盡管我們一直在鼓勵大家要慷慨,但同時也要提醒一句,大家在對他人慷慨相助的時侯還是要擦亮雙眼,謹防自己的善心被一些貪婪之徒利用。來自西班牙的11歲女孩納迪婭·布蘭科·格羅患有一種罕見的基因疾病——毛發硫營養障礙癥,她的父親費爾南多·布蘭科帶著她頻頻做客媒體,聲稱納迪婭就快要死了,美國休斯頓一家醫院的創新療法是她最后的希望,但他無力支付高昂的治療費用,所以希望人們多捐一點款來幫幫她。他還在攝像機前聲情并茂地講述了自己曾冒著生命危險,去阿富汗尋找一位藏在山洞里的基因專家的故事。
西班牙民眾都很同情納迪婭的遭遇,也為她父親舍身尋找專家的英勇事跡所感動,于是紛紛解囊相助,很快就為納迪婭籌集到了90多萬歐元的捐款。然而,僅在一周之后,西班牙《國家報》就揭露了這是個騙局。據記者調查,納迪婭并無生命危險,所謂的什么休斯頓醫院、創新療法和尋找專家的故事都是虛構的,她的父母在收到捐款后立馬就揮霍掉了近60萬歐元,用來買車、買房、買高檔手表以及享樂。此事曝光后,西班牙舉國震驚,檢察機關隨即立案展開調查,并以詐騙罪起訴了納迪婭的父母。
無獨有偶,來自英國皇家莎士比亞劇團樂隊的小提琴手貝森·多奇,也因謊稱自己需要籌款治療癌癥而被判刑32個月。現年38歲的多奇曾多次在網站上發帖稱自己需要籌集資金治療癌癥,并獲得了總計逾36萬英鎊的捐款,但其實她本人身體健康,而且年收入也不低,這筆捐款最后被她用來周游世界和購買奢侈品而揮霍一空。
據歐洲多個慈善基金會透露,正是由于這些利用人們善心的醫療詐騙案件頻發,導致現在歐洲民眾對于醫療慈善機構的捐款銳減。對此,專家呼吁民眾在捐款時盡量選擇有法規管控的正規慈善機構,而不要直接捐給個人,謹防自己的善心被別有用心者所利用。

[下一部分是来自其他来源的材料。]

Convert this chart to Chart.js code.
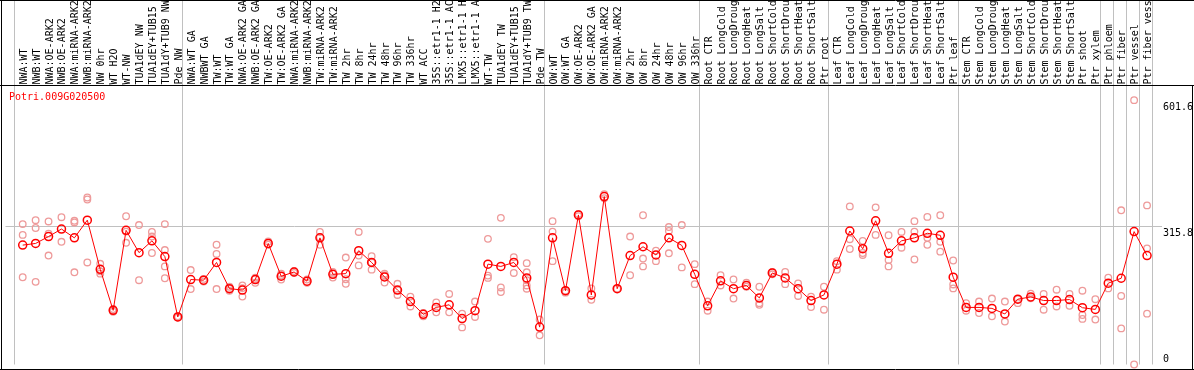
<!DOCTYPE html>
<html lang="en">
<head>
    <meta charset="UTF-8">
    <title>Potri.009G020500</title>
    <script src="https://cdn.jsdelivr.net/npm/chart.js"></script>
    <style>
        body { margin: 0; background: #fff; }
        canvas { display: block; }
    </style>
</head>
<body>
    <canvas id="myChart" width="1194" height="370"></canvas>
    <script>
        const geneName = 'Potri.009G020500';

        const samples = [
            'NWA:WT', 'NWB:WT', 'NWA:OE-ARK2', 'NWB:OE-ARK2', 'NWA:miRNA-ARK2', 'NWB:miRNA-ARK2',
            'NW 0hr', 'WT H2O', 'WT-NW', 'TUA1dEY NW', 'TUA1dEY+TUB15', 'TUA1dY+TUB9 NW', 'Pde NW',
            'NWA:WT GA', 'NWBWT GA', 'TW:WT', 'TW:WT GA', 'NWA:OE-ARK2 GA', 'NWB:OE-ARK2 GA',
            'TW:OE-ARK2', 'TW:OE-ARK2 GA', 'NWA:miRNA-ARK2', 'NWB:miRNA-ARK2', 'TW:miRNA-ARK2',
            'TW:miRNA-ARK2', 'TW 2hr', 'TW 8hr', 'TW 24hr', 'TW 48hr', 'TW 96hr', 'TW 336hr',
            'WT ACC', '35S::etr1-1 H2', '35S::etr1-1 AC', 'LMX5::etr1-1 H', 'LMX5::etr1-1 A',
            'WT-TW', 'TUA1dEY TW', 'TUA1dEY+TUB15', 'TUA1dY+TUB9 TW', 'Pde TW',
            'OW:WT', 'OW:WT GA', 'OW:OE-ARK2', 'OW:OE-ARK2 GA', 'OW:miRNA-ARK2', 'OW:miRNA-ARK2',
            'OW 2hr', 'OW 8hr', 'OW 24hr', 'OW 48hr', 'OW 96hr', 'OW 336hr',
            'Root CTR', 'Root LongCold', 'Root LongDroug', 'Root LongHeat', 'Root LongSalt',
            'Root ShortCold', 'Root ShortDrou', 'Root ShortHeat', 'Root ShortSalt', 'Ptr root',
            'Leaf CTR', 'Leaf LongCold', 'Leaf LongDroug', 'Leaf LongHeat', 'Leaf LongSalt',
            'Leaf ShortCold', 'Leaf ShortDrou', 'Leaf ShortHeat', 'Leaf ShortSalt', 'Ptr leaf',
            'Stem CTR', 'Stem LongCold', 'Stem LongDroug', 'Stem LongHeat', 'Stem LongSalt',
            'Stem ShortCold', 'Stem ShortDrou', 'Stem ShortHeat', 'Stem ShortSalt', 'Ptr shoot',
            'Ptr xylem', 'Ptr phloem', 'Ptr fiber', 'Ptr vessel', 'Ptr fiber vess'
        ];

        // first sample of each block (a grey separator goes in front of it)
        const groupStarts = [0, 13, 41, 53, 63, 73, 84, 85, 86, 87];

        const means = [
            271.7, 275.5, 291.2, 308.3, 288.2, 328.5, 216.5, 123.2, 305.3, 254.6, 281.4, 245.6, 108.2,
            193.4, 191.9, 232.2, 172.5, 169.5, 193.4, 275.5, 200.8, 210.5, 189.6, 288.2, 205.3, 206.8,
            259.1, 232.2, 199.3, 169.5, 143.3, 114.2, 129.9, 135.9, 104.5, 122.4, 228.4, 223.2, 232.2,
            197.1, 85.1,
            288.2, 168.0, 340.4, 158.3, 382.2, 172.5, 247.9, 268.0, 249.3, 288.2, 271.0, 205.3,
            133.6, 190.4, 172.5, 179.9, 151.5, 208.3, 197.1, 172.5, 145.6, 158.3,
            228.4, 303.8, 263.5, 327.0, 253.1, 281.4, 288.2, 298.6, 294.1, 198.6,
            129.9, 129.9, 127.7, 115.0, 148.6, 153.8, 145.6, 145.6, 147.8, 129.2, 125.4,
            185.1, 196.3, 302.4, 247.9
        ];

        const replicates = [
            [319.5, 294.9, 198.6], [328.5, 310.6, 188.1], [325.5, 297.9, 247.9], [335.2, 279.2],
            [327.0, 323.3, 209.8], [380.0, 375.5, 232.2], [229.2, 212.0, 206.8], [126.2, 123.2, 120.2],
            [337.4, 277.0, 302.4], [317.3, 191.9], [301.6, 291.2, 253.8], [319.5, 260.5, 223.2, 196.3],
            [109.7, 106.8, 108.2],
            [215.0, 171.7], [194.8, 188.9], [272.5, 251.6, 171.7], [176.9, 168.0, 172.5],
            [179.9, 154.5, 173.9], [197.8, 185.9, 194.8], [280.0, 272.5], [206.8, 193.4, 202.3],
            [212.8, 208.3], [193.4, 185.9], [301.6, 272.5, 289.7], [210.5, 197.8, 206.8],
            [243.4, 183.6, 194.0], [301.6, 247.9, 225.5], [246.4, 215.8, 232.2], [206.8, 186.6, 203.1],
            [183.6, 158.3, 169.5], [154.5, 132.1], [109.7, 117.2], [141.1, 118.7], [160.5, 118.7],
            [115.7, 84.4], [143.3, 108.2], [285.9, 202.3, 197.1], [333.7, 175.4, 165.0],
            [244.1, 208.3], [230.7, 209.8, 191.9, 179.9, 172.5], [102.3, 66.4],
            [326.2, 302.4, 235.2], [168.0, 163.5], [342.7, 337.4], [173.2, 147.1], [387.5, 378.5],
            [172.5], [291.2, 203.1], [339.7, 241.1, 223.2], [259.1, 235.2], [312.8, 303.8, 253.1],
            [317.3, 221.0], [228.4, 182.9],
            [143.3, 122.4], [203.1, 179.9], [193.4, 150.1], [185.9, 176.9], [176.9, 139.6, 135.9],
            [210.5, 205.3], [210.5, 182.9], [184.4, 156.0], [154.5, 130.6], [176.9, 124.7],
            [235.2, 215.8], [359.8, 285.2, 262.8], [281.4, 253.8, 249.3], [357.6, 294.9],
            [294.1, 238.1, 223.2], [301.6, 265.8], [326.2, 302.4, 238.9], [335.9, 288.2, 272.5],
            [339.7, 279.2, 256.8], [236.7, 182.2, 173.2],
            [139.6, 122.4], [143.3, 117.2], [150.1, 109.7], [143.3, 97.8], [139.6, 148.6],
            [161.3, 150.8], [160.5, 124.7], [170.2, 132.1], [160.5, 133.6], [168.0, 112.7, 103.8],
            [148.6, 102.3],
            [197.8, 173.2], [350.9, 156.0, 82.1], [601.6, 0], [362.1, 264.3, 115.7]
        ];

        const yTicks = [0, 315.8, 601.6];
        const yGridValue = 315.8;

        const FONT = '10px "DejaVu Sans Mono", monospace';

        // grey separators + the 315.8 line, under the points
        const gridPlugin = {
            id: 'grid',
            beforeDatasetsDraw(chart) {
                const ctx = chart.ctx;
                const x = chart.scales.x;
                const y = chart.scales.y;
                const area = chart.chartArea;
                ctx.save();
                ctx.strokeStyle = '#c0c0c0';
                ctx.lineWidth = 1;
                const seps = groupStarts.map(s => x.getPixelForValue(s - 0.65));
                seps.push(x.getPixelForValue(samples.length - 1 + 0.38));
                seps.forEach(px => {
                    ctx.beginPath();
                    ctx.moveTo(Math.round(px) + 0.5, 0);
                    ctx.lineTo(Math.round(px) + 0.5, area.bottom);
                    ctx.stroke();
                });
                const gy = Math.round(y.getPixelForValue(yGridValue)) + 0.5;
                ctx.beginPath();
                ctx.moveTo(area.left, gy);
                ctx.lineTo(1162, gy);
                ctx.stroke();
                ctx.restore();
            }
        };

        // frame, sample names, gene name, value labels
        const textPlugin = {
            id: 'texts',
            afterDatasetsDraw(chart) {
                const ctx = chart.ctx;
                const x = chart.scales.x;
                const y = chart.scales.y;
                ctx.save();
                ctx.strokeStyle = '#000';
                ctx.lineWidth = 1;
                ctx.beginPath();
                ctx.moveTo(0, 0.5); ctx.lineTo(1194, 0.5);
                ctx.moveTo(0, 85.5); ctx.lineTo(1194, 85.5);
                ctx.moveTo(1.5, 0); ctx.lineTo(1.5, 370);
                ctx.moveTo(0, 369.5); ctx.lineTo(1194, 369.5);
                ctx.moveTo(1192.5, 85); ctx.lineTo(1192.5, 370);
                ctx.stroke();

                ctx.font = FONT;
                ctx.fillStyle = '#000';
                ctx.textBaseline = 'alphabetic';
                ctx.textAlign = 'left';
                ctx.save();
                ctx.beginPath();
                ctx.rect(0, 1, 1194, 84);
                ctx.clip();
                samples.forEach((name, i) => {
                    const px = x.getPixelForValue(i);
                    ctx.save();
                    ctx.translate(px + 4, 84.5);
                    ctx.rotate(-Math.PI / 2);
                    ctx.fillText(name, 0, 0);
                    ctx.restore();
                });
                ctx.restore();

                ctx.fillStyle = '#ff0000';
                ctx.fillText(geneName, 9, 100);

                ctx.fillStyle = '#000';
                yTicks.forEach(v => {
                    const py = y.getPixelForValue(v);
                    const by = v === 0 ? py - 3 : py + 10;
                    ctx.fillText(String(v), 1163, by);
                });
                ctx.restore();
            }
        };

        const meanPoints = means.map((v, i) => ({ x: i, y: v }));
        const repPoints = replicates.flatMap((arr, i) => arr.map(v => ({ x: i, y: v })));

        const ctx = document.getElementById('myChart').getContext('2d');
        const myChart = new Chart(ctx, {
            type: 'scatter',
            data: {
                datasets: [
                    {
                        label: 'mean',
                        data: meanPoints,
                        showLine: true,
                        borderColor: '#ff0000',
                        borderWidth: 1,
                        pointRadius: 4,
                        pointBorderWidth: 1.5,
                        pointBorderColor: '#ff0000',
                        pointBackgroundColor: 'rgba(0,0,0,0)',
                        clip: false,
                    },
                    {
                        label: 'replicates',
                        data: repPoints,
                        showLine: false,
                        pointRadius: 3.3,
                        pointBorderWidth: 1.3,
                        pointBorderColor: '#ee9a9a',
                        pointBackgroundColor: 'rgba(0,0,0,0)',
                        clip: false,
                    },
                ],
            },
            options: {
                responsive: false,
                animation: false,
                devicePixelRatio: 1,
                layout: { padding: { left: 2, right: 2, top: 86, bottom: 1 } },
                scales: {
                    x: { type: 'linear', display: false, min: -1.3308, max: 90.208 },
                    y: { type: 'linear', display: false, min: 0, max: 633.8 },
                },
                plugins: {
                    legend: { display: false },
                    tooltip: { enabled: false },
                },
            },
            plugins: [gridPlugin, textPlugin],
        });
    </script>
</body>
</html>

其實,人們表達慷慨的方式不只有捐錢一種,也可以通過做義工來完成。據西班牙志愿者協會統計,西班牙人對義工活動的參與度已經從2015年的8%增長到了如今的9.3%,也就是說,在西班牙有將近400萬人會利用自己的閑暇時間來做義工。他們有的會去福利院義務給孩子們上英語課,有的會幫助剛踏入社會的年輕人寫簡歷,有的會去教老年人上網,有的會幫助盲人去他想去的地方……總之,這些義工的工作內容五花八門。
參與義工活動的志愿者們表示,做義工不僅能幫助他人,也充實了他們自己的生活,讓他們體會到了自我價值的實現,對雙方都有益處。
正如亞里士多德所說,慷慨是揮霍和吝嗇間的中庸之道,雖然一個斤斤計較的吝嗇之人很難得到別人的愛,但過度地奉獻自己也不是什么明智之舉。一個慷慨的人應該在恰當的時候給別人最適合他的東西,這樣的慷慨才是高尚的、美好的,并且是快樂的。